(DIRECTIVE) Transcribe only the lines from the line with "Reproduce this chart with Plotly." through the line with "import plotly.graph_objects as go", exactly, counting both of those lines as part of the stretch.

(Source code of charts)
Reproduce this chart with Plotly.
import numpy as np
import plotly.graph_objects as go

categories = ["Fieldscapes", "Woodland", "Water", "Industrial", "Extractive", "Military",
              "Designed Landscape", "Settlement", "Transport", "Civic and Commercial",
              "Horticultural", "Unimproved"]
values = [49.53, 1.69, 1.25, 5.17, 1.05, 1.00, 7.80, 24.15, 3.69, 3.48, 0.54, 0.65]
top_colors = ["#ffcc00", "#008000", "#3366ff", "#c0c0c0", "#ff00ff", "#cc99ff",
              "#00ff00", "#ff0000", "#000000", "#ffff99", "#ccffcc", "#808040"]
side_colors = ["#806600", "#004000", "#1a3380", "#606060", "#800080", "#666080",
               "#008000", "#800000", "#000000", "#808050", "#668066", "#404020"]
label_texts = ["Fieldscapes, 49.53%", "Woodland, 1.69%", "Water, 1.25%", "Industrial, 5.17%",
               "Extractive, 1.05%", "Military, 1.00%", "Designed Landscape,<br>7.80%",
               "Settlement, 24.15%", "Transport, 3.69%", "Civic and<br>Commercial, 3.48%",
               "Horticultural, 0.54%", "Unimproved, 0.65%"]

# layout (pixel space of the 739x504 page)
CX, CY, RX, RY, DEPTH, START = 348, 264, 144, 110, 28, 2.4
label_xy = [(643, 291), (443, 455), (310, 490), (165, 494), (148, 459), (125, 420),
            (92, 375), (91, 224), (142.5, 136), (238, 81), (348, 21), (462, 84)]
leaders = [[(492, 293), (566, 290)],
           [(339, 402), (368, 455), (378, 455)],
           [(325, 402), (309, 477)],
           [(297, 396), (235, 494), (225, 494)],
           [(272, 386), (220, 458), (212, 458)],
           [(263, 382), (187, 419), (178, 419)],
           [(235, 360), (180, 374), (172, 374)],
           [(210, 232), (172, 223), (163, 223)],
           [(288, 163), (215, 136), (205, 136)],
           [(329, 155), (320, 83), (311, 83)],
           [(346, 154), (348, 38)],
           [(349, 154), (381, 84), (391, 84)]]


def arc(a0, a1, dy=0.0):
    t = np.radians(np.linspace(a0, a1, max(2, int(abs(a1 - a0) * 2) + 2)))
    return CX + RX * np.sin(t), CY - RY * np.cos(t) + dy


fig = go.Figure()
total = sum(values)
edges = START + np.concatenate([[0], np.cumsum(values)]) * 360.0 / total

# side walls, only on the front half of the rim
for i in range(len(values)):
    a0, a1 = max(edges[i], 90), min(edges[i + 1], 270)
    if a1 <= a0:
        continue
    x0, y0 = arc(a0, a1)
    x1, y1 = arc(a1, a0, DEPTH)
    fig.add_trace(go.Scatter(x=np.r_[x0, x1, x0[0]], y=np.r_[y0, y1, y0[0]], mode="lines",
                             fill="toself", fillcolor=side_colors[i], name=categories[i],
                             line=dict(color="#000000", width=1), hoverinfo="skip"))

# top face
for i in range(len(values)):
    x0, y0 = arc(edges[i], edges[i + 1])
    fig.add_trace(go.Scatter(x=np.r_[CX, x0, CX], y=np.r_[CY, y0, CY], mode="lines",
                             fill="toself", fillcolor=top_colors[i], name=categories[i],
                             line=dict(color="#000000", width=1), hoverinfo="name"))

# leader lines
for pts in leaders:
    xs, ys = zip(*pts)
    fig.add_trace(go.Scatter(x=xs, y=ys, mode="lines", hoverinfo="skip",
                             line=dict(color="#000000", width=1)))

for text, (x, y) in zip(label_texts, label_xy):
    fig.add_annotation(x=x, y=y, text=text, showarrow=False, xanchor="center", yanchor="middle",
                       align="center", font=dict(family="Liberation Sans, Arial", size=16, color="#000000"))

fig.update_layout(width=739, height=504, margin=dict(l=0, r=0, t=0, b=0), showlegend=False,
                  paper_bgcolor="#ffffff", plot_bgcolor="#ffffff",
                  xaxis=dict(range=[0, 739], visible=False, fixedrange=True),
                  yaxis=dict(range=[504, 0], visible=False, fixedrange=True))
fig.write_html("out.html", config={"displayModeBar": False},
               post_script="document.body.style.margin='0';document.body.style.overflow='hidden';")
---
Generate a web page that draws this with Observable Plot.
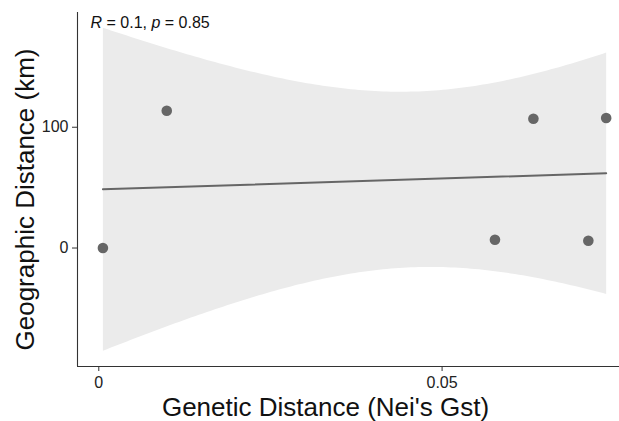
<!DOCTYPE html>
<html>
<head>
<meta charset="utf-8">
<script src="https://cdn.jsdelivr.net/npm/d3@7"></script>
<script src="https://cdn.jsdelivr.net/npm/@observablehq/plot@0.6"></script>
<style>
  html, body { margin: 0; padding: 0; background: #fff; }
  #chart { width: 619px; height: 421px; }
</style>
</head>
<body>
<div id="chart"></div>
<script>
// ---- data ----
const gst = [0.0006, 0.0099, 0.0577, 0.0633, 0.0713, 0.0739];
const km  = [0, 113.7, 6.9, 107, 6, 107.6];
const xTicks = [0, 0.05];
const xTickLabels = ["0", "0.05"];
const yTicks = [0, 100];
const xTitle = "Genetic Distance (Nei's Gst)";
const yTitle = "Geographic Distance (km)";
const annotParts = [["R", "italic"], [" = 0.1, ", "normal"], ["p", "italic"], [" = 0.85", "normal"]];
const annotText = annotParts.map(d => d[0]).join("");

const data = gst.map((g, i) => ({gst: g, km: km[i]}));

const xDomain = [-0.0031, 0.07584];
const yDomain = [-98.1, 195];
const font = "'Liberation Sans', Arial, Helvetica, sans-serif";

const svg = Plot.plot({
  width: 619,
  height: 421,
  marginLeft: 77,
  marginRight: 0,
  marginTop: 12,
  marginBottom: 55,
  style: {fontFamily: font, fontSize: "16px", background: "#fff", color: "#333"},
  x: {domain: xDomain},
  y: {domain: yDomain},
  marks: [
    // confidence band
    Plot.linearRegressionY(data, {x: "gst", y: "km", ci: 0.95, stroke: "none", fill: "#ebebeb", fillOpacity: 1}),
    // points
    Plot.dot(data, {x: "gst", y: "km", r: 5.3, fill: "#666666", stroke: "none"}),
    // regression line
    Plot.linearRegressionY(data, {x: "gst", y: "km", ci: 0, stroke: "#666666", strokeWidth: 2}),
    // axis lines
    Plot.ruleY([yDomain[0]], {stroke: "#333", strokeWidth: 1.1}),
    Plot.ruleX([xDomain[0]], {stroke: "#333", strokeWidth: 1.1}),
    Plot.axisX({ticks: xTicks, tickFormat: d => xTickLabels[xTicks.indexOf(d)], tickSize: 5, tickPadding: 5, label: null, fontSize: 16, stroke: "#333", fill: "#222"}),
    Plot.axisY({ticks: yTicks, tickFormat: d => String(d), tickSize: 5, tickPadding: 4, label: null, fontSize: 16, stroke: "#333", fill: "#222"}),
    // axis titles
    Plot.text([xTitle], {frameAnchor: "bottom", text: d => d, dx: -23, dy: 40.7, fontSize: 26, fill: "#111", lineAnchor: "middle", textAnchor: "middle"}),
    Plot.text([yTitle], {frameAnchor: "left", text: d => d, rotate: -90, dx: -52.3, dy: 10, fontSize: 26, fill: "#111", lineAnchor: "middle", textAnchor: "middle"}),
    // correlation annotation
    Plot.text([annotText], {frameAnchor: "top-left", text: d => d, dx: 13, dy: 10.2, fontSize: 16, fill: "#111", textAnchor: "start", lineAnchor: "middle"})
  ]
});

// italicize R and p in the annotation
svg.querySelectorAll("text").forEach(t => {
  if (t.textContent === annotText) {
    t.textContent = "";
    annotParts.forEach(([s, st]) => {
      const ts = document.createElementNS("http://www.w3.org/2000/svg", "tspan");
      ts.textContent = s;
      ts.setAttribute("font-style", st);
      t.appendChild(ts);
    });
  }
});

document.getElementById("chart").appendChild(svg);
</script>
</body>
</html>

(ANSWER TO THE PROBLEM)
Reproduce this chart with Plotly.
import numpy as np
import plotly.graph_objects as go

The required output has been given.